L’hypothèse initiale H est par exemple « tel message est un spam », puis l’algorithme réalise un certain nombre d’observations concernant le contenu du message (son expéditeur, les mots employés, la présence de liens, etc.)
A chacune de ces observations, grâce au théorème de Bayes, l’algorithme met à jour son estimation de la probabilité que le message soit un spam : il détermine la probabilité d'une cause sachant les observations faites. Une fois toutes les observations effectuées, en fonction de la valeur de la probabilité a posteriori, il peut décider de classer ou non le message comme spam.

 

• On l'utilise pour l'auto-apprentissage machine en intelligence artificielle : analyse d'images, cassage de codes, reconnaissance visuelle ou de la parole, deep learning, etc.

 

• En criminalistique, c'est très souvent utilisé. Vous pouvez télécharger ce document pour en savoir un peu plus. On y voit un exemple marquant où la probabilité qu'un suspect soit la source d'une trace ADN sachant que le test ADN est positif est très faible... Contre-intuitif !

 

• En physique des particules, on utilise le théorème de Bayes pour évaluer la probabilité d’existence d’une particule. En effet, ils produisent des particules ayant une durée de vie trop courte pour être observable : s’il n’est donc pas possible de voir directement ces particules, il est en revanche possible d’observer ce qui reste après leur désintégration.
Malheureusement, plusieurs particules peuvent avoir les même produits de désintégration. En observant ces produits de désintégration, c’est-à-dire un événement se produisant avec une probabilité donnée, les physiciens cherchent donc à mesurer la probabilité d’avoir produit une particule donnée en fonction des produits de dés intégration qu’ils observent.
La difficulté qu’ils rencontrent, qui est d’ailleurs souvent le principal obstacle à une utilisation efficace du théorème de Bayes, est qu’il n’est pas facile de déterminer une valeur acceptable pour la probabilité de chacune des causes possibles. Autrement dit, on est conduit à faire des hypothèses qui peuvent être sujettes à caution. Elles sont d’ailleurs l’objet d’une polémique, car elles ne s’appuient pas toujours sur des arguments physiques.
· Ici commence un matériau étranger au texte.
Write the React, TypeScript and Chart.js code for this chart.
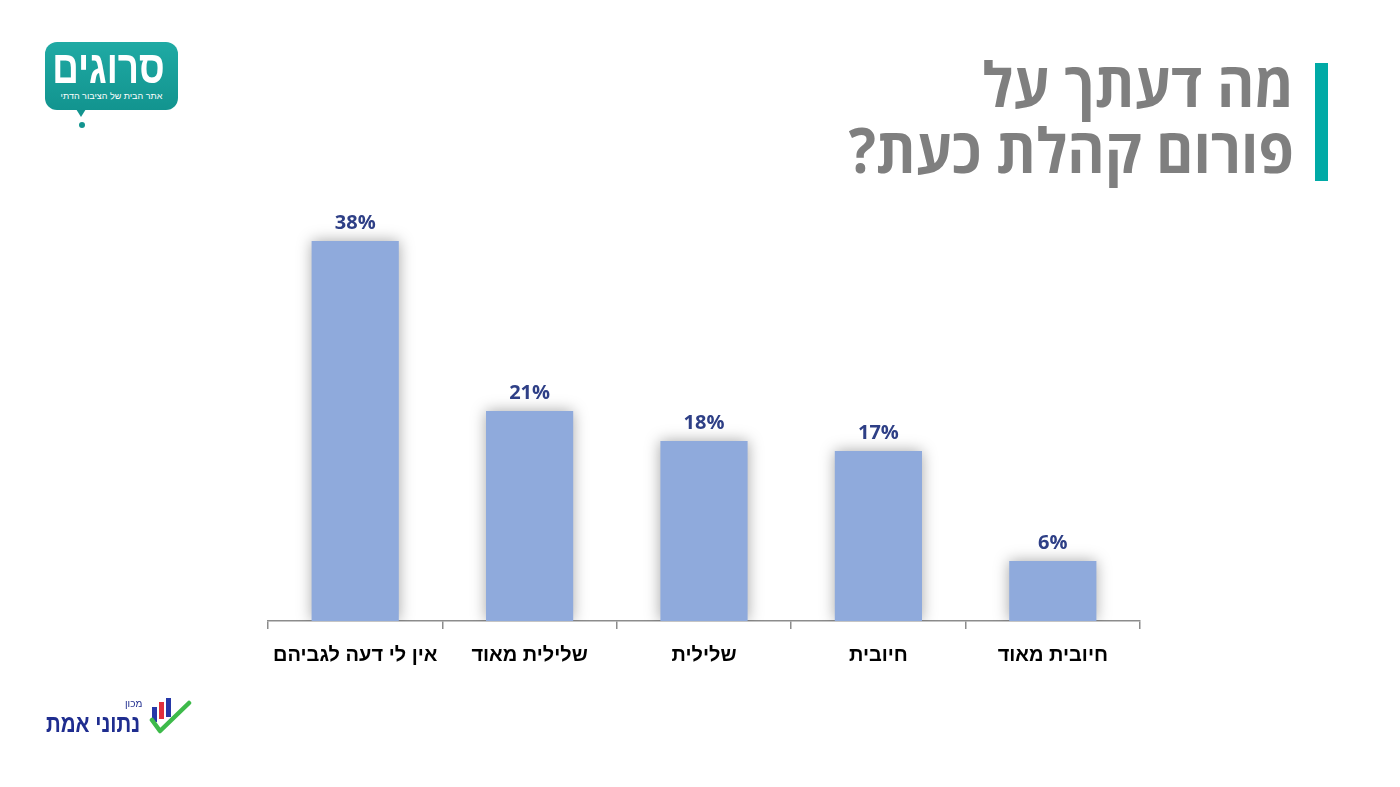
import React, { useEffect, useRef } from "react";
import { Chart, registerables } from "chart.js";

Chart.register(...registerables);

const categories = ["אין לי דעה לגביהם", "שלילית מאוד", "שלילית", "חיובית", "חיובית מאוד"];
const values = [38, 21, 18, 17, 6];
const valueLabels = ["38%", "21%", "18%", "17%", "6%"];
const titleLines = ["מה דעתך על", "פורום קהלת כעת?"];
const yMin = 0;
const yMax = 40;

const BAR_COLOR = "#8FAADC";
const LABEL_COLOR = "#2E3F86";
const AXIS_COLOR = "#8C8C8C";

const shadowPlugin = {
  id: "barShadow",
  beforeDatasetDraw(chart: any) {
    const ctx = chart.ctx;
    ctx.save();
    ctx.shadowColor = "rgba(0,0,0,0.35)";
    ctx.shadowBlur = 14;
    ctx.shadowOffsetX = 0;
    ctx.shadowOffsetY = 0;
  },
  afterDatasetDraw(chart: any) {
    chart.ctx.restore();
  },
};

const valueLabelPlugin = {
  id: "valueLabels",
  afterDatasetsDraw(chart: any) {
    const ctx = chart.ctx;
    const meta = chart.getDatasetMeta(0);
    ctx.save();
    ctx.font = "bold 20px 'Open Sans', 'Liberation Sans', sans-serif";
    ctx.fillStyle = LABEL_COLOR;
    ctx.textAlign = "center";
    ctx.textBaseline = "alphabetic";
    meta.data.forEach((el: any, i: number) => {
      ctx.fillText(valueLabels[i], el.x, el.y - 12);
    });
    ctx.restore();
  },
};

function ChartCanvas() {
  const ref = useRef<HTMLCanvasElement | null>(null);
  useEffect(() => {
    if (!ref.current) return;
    const chart = new Chart(ref.current, {
      type: "bar",
      data: {
        labels: categories,
        datasets: [
          {
            data: values,
            backgroundColor: BAR_COLOR,
            borderWidth: 0,
            barPercentage: 0.5,
            categoryPercentage: 1.0,
          },
        ],
      },
      options: {
        responsive: false,
        animation: false,
        devicePixelRatio: 1,
        layout: { padding: { left: 268, right: 260, top: 221, bottom: 0 } },
        plugins: {
          legend: { display: false },
          tooltip: { enabled: false },
          title: { display: false },
        },
        scales: {
          x: {
            grid: {
              display: true,
              drawOnChartArea: false,
              drawTicks: true,
              tickLength: 8,
              color: AXIS_COLOR,
              lineWidth: 1.5,
              offset: true,
            },
            border: { display: true, color: AXIS_COLOR, width: 1.5 },
            ticks: {
              color: "#000000",
              font: { family: "'Liberation Sans Narrow', 'Liberation Sans', Arial, sans-serif", size: 20, weight: "bold" },
              padding: 14,
              maxRotation: 0,
              autoSkip: false,
            },
            afterFit: (scale: any) => {
              scale.height = 166;
            },
          },
          y: { display: false, min: yMin, max: yMax },
        },
      },
      plugins: [shadowPlugin, valueLabelPlugin],
    } as any);
    return () => chart.destroy();
  }, []);
  return <canvas ref={ref} width={1400} height={787} style={{ position: "absolute", left: 0, top: 0 }} />;
}

export default function App() {
  return (
    <div
      style={{
        position: "absolute",
        left: 0,
        top: 0,
        width: 1400,
        height: 787,
        background: "#ffffff",
        overflow: "hidden",
      }}
    >
      <ChartCanvas />
      {/* Title */}
      <div
        style={{
          position: "absolute",
          right: 106,
          top: 50,
          direction: "rtl",
          textAlign: "right",
          fontFamily: "'Open Sans', 'Liberation Sans', sans-serif",
          fontWeight: 700,
          fontSize: 62,
          lineHeight: "66px",
          color: "#7F7F7F",
          whiteSpace: "nowrap",
          transform: "scaleX(0.92)",
          transformOrigin: "right center",
        }}
      >
        {titleLines.map((t, i) => (
          <div key={i}>{t}</div>
        ))}
      </div>
      <div style={{ position: "absolute", left: 1315, top: 63, width: 13, height: 118, background: "#00AAA6" }} />

      {/* Sarugim logo */}
      <div
        style={{
          position: "absolute",
          left: 45,
          top: 42,
          width: 133,
          height: 68,
          borderRadius: 12,
          background: "linear-gradient(180deg, #1FAAA4 0%, #12948F 100%)",
          color: "#ffffff",
          textAlign: "center",
          direction: "rtl",
          fontFamily: "'Liberation Sans', sans-serif",
        }}
      >
        <div
          style={{
            fontSize: 46,
            fontWeight: 700,
            lineHeight: "46px",
            marginTop: 2,
            transform: "scaleX(0.8)",
            transformOrigin: "center",
            whiteSpace: "nowrap",
          }}
        >
          סרוגים
        </div>
        <div style={{ fontSize: 9, lineHeight: "12px", whiteSpace: "nowrap" }}>אתר הבית של הציבור הדתי</div>
      </div>
      <div
        style={{
          position: "absolute",
          left: 76,
          top: 109,
          width: 0,
          height: 0,
          borderLeft: "5px solid transparent",
          borderRight: "5px solid transparent",
          borderTop: "8px solid #12948F",
        }}
      />
      <div style={{ position: "absolute", left: 79, top: 122, width: 6, height: 6, borderRadius: 3, background: "#12948F" }} />

      {/* Nativ Emet logo */}
      <div
        style={{
          position: "absolute",
          left: 46,
          top: 707,
          direction: "rtl",
          fontFamily: "'Liberation Sans', sans-serif",
          fontWeight: 700,
          fontSize: 25,
          lineHeight: "32px",
          color: "#1F2D8F",
          whiteSpace: "nowrap",
          transform: "scaleX(0.82)",
          transformOrigin: "left center",
        }}
      >
        נתוני אמת
      </div>
      <div
        style={{
          position: "absolute",
          left: 125,
          top: 698,
          direction: "rtl",
          fontFamily: "'Liberation Sans', sans-serif",
          fontSize: 10,
          lineHeight: "12px",
          color: "#1F2D8F",
        }}
      >
        מכון
      </div>
      <svg style={{ position: "absolute", left: 149, top: 695 }} width={44} height={42}>
        <rect x={3} y={12} width={5} height={15} fill="#2638A8" />
        <rect x={10} y={7} width={5} height={17} fill="#E0303C" />
        <rect x={17} y={3} width={5} height={19} fill="#2638A8" />
        <path d="M3 25 L11 36 L40 8" stroke="#3DBA4A" strokeWidth={4.5} fill="none" strokeLinecap="round" strokeLinejoin="round" />
      </svg>
    </div>
  );
}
Source : Tangente HS n°17 (Nicolas Delerue)

 

Une application étonnante : la contrebande d’ivoire

Gilles Guillot, de l’Université technique du Danemark, décrit une application originale : les statistiques bayésiennes sont utilisées pour identifier l’origine des ivoires d’Afrique saisis par la douane aux aéroports. L’ADN prélevé sur les ivoires est comparé à celui d’éléphants dont l’origine géographique est bien identifiée ; la formule de Bayes utilise ces informations pour calculer la probabilité que l’échantillon provienne d’une certaine latitude et longitude, et pour identifier ainsi son origine probable. A l’échelle du continent africain, la moitié des échantillons peuvent ainsi être localisés avec une erreur inférieure à 500 km.

 

 

QUAND UTILISER LES STATISTIQUES BAYESIENNES ?

Les deux approches se complètent, la statistique classique étant en général préférable lorsque les informations sont abondantes et d'un faible coût de collecte.
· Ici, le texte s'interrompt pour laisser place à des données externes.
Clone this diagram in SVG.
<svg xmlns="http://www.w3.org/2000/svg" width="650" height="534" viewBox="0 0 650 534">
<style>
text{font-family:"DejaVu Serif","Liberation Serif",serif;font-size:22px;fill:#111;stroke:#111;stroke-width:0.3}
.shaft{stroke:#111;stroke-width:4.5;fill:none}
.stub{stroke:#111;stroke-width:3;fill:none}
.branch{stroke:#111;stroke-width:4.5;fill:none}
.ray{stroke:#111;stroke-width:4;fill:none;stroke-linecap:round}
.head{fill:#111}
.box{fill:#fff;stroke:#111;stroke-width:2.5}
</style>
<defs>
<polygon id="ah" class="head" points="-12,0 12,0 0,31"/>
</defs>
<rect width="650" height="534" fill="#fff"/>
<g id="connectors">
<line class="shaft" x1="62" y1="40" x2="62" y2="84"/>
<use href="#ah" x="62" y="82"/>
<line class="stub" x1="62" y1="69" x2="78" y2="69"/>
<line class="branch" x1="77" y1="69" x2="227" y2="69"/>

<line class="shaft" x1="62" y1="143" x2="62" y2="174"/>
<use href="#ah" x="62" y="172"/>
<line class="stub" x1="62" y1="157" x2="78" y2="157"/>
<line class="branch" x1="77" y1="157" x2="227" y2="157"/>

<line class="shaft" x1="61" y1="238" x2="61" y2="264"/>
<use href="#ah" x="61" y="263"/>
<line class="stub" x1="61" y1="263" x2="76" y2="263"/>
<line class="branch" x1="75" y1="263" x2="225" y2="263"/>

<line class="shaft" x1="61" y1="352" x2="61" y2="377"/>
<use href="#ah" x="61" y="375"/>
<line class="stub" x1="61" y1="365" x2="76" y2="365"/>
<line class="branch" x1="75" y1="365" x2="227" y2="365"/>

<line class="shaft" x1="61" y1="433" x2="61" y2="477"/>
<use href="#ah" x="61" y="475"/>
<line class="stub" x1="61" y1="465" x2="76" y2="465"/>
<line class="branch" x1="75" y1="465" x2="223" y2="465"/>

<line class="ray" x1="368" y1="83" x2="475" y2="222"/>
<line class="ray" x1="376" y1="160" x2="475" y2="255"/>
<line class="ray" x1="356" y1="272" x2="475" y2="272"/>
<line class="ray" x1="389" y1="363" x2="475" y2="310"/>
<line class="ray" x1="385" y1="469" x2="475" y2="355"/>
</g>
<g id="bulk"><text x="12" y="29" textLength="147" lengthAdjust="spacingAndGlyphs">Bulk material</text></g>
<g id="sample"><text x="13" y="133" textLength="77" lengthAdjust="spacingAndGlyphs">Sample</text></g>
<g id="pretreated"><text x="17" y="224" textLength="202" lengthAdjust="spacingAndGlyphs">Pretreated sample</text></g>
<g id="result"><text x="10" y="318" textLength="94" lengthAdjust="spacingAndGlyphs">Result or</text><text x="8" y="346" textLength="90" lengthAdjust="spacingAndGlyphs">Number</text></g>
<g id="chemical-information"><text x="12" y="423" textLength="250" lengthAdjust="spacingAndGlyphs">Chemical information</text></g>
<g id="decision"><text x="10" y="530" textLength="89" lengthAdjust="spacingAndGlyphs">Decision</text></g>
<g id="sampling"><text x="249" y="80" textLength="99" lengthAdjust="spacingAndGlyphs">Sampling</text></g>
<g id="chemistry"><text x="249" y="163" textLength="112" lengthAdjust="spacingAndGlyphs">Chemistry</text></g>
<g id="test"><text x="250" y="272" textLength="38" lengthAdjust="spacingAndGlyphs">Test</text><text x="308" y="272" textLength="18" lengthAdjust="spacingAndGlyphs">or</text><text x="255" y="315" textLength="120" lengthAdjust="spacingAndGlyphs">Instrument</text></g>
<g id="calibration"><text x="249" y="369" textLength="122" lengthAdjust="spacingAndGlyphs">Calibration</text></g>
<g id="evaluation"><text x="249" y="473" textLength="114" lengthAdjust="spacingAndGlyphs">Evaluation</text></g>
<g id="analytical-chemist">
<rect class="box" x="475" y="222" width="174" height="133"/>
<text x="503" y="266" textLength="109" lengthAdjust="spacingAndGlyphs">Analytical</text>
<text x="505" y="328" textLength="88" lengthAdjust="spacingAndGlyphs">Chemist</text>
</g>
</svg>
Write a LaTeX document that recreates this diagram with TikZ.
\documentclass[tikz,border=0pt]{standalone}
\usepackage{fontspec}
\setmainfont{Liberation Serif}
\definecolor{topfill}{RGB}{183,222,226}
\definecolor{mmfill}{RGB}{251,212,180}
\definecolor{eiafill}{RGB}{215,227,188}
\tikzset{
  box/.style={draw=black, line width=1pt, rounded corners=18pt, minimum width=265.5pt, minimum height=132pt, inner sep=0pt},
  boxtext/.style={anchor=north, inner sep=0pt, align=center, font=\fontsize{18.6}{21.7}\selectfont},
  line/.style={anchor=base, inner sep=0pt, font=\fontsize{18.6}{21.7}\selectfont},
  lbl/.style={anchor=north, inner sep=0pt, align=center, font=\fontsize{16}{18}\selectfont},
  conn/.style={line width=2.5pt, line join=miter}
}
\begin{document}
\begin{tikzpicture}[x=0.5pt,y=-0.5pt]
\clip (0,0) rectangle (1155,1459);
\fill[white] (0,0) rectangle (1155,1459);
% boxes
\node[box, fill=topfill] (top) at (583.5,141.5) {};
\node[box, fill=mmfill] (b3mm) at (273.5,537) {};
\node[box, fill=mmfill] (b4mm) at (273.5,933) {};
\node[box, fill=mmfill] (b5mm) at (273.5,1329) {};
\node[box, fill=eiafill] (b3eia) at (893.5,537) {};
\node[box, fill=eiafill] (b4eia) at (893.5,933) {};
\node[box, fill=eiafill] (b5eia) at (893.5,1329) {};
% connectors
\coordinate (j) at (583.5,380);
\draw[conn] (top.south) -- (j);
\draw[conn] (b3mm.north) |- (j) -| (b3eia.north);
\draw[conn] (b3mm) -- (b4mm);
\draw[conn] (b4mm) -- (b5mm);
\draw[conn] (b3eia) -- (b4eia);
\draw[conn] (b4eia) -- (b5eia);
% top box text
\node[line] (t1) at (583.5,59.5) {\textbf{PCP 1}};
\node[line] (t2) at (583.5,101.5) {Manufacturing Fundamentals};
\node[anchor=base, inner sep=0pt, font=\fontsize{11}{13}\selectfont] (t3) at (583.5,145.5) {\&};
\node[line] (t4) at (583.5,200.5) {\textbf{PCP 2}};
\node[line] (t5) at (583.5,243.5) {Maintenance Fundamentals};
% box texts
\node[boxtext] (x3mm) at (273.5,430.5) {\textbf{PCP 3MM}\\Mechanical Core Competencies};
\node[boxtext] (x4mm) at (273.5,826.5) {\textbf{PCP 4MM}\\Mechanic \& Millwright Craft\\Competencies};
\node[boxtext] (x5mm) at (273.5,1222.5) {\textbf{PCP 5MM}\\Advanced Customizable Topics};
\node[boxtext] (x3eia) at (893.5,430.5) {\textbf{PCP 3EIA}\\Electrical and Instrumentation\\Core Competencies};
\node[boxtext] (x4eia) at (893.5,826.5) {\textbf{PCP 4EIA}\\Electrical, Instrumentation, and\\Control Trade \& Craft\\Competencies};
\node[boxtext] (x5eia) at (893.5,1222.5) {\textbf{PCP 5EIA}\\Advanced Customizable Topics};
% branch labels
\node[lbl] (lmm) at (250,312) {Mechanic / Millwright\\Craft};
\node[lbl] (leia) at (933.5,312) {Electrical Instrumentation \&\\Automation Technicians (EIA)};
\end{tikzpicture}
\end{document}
Ainsi, un sondage d'opinion ne coûte que quelques euros et un test en fin de chaîne de fabrication que quelques centimes : les statistiques classiques conviennent alors parfaitement.

Lorsqu'il est question de s'informer en effectuant un forage pétrolier, le coût des mesures devient tel que les méthodes bayésiennes, qui les minimisent, sont préférables.

En cas de profusion de données, les résultats sont asymptotiquement les mêmes dans chaque méthode, la bayésienne étant simplement plus coûteuse en calcul.
En revanche, la méthode bayésienne permet de traiter des cas où la statistique ne disposerait pas suffisamment de données pour qu'on puisse en appliquer les théorèmes.